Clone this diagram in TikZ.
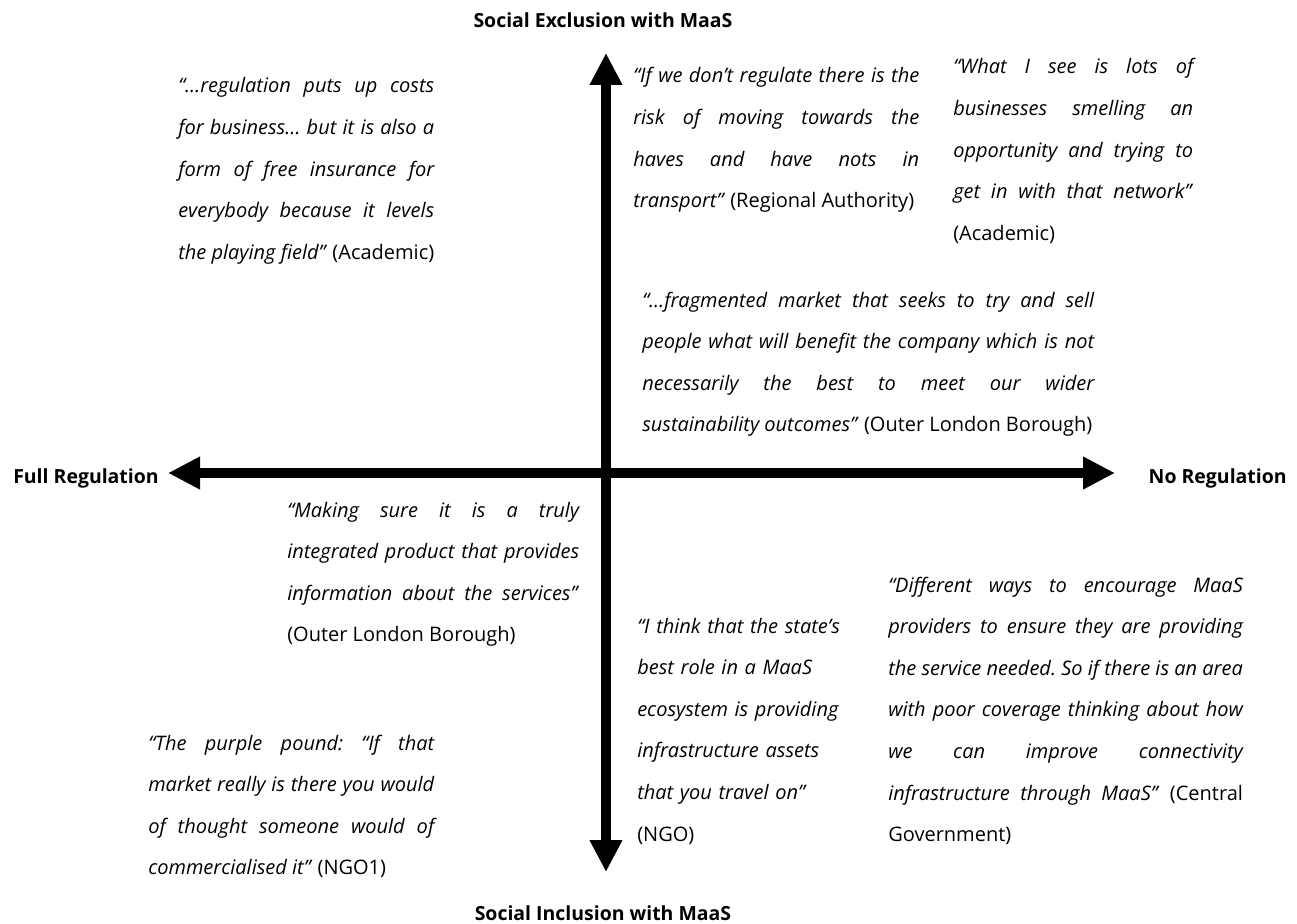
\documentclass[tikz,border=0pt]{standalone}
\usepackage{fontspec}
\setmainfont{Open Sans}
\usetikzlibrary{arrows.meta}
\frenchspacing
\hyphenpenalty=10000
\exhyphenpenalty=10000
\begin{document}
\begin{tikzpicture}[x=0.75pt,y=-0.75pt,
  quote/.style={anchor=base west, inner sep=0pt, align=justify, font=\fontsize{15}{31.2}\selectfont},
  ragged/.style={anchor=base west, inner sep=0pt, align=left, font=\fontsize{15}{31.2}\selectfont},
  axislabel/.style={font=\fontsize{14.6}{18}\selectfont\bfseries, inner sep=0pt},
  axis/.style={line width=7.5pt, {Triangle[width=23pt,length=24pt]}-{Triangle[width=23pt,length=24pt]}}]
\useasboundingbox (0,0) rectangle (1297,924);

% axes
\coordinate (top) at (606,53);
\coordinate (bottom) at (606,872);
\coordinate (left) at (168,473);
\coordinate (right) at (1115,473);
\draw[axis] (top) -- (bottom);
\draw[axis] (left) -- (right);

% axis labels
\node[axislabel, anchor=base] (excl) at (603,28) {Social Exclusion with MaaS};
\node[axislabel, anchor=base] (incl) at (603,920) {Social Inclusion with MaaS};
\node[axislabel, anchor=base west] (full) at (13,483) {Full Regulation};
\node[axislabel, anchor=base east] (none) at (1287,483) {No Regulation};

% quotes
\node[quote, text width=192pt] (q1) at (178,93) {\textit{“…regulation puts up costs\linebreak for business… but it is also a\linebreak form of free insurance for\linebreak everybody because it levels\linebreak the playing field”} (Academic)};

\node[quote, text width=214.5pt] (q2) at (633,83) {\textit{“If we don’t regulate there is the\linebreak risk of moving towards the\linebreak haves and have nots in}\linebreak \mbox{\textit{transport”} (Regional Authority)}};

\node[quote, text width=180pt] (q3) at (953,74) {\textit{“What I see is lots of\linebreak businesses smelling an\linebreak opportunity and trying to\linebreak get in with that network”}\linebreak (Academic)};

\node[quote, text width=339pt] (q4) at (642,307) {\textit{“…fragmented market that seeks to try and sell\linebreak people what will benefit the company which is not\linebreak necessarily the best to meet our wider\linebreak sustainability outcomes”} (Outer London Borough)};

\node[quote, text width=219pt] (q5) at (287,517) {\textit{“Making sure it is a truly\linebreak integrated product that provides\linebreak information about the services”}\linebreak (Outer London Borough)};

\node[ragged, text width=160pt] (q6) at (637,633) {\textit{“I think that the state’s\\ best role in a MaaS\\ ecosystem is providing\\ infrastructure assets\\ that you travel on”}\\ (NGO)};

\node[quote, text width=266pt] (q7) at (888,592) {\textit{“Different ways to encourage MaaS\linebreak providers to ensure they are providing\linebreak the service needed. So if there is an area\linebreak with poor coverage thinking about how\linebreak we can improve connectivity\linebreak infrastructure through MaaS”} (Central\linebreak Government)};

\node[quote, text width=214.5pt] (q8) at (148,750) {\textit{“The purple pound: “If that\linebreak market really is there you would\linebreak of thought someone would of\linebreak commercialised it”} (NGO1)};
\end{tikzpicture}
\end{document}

* [WRITTEN TASK]: Make an exact copy of the lines from the top of the material through the line with "(0,0) rectangle (1297,924);", pictures excluded.

* [RESPONSE TO THE TASK]:
Clone this diagram in TikZ.
\documentclass[tikz,border=0pt]{standalone}
\usepackage{fontspec}
\setmainfont{Open Sans}
\usetikzlibrary{arrows.meta}
\frenchspacing
\hyphenpenalty=10000
\exhyphenpenalty=10000
\begin{document}
\begin{tikzpicture}[x=0.75pt,y=-0.75pt,
  quote/.style={anchor=base west, inner sep=0pt, align=justify, font=\fontsize{15}{31.2}\selectfont},
  ragged/.style={anchor=base west, inner sep=0pt, align=left, font=\fontsize{15}{31.2}\selectfont},
  axislabel/.style={font=\fontsize{14.6}{18}\selectfont\bfseries, inner sep=0pt},
  axis/.style={line width=7.5pt, {Triangle[width=23pt,length=24pt]}-{Triangle[width=23pt,length=24pt]}}]
\useasboundingbox (0,0) rectangle (1297,924);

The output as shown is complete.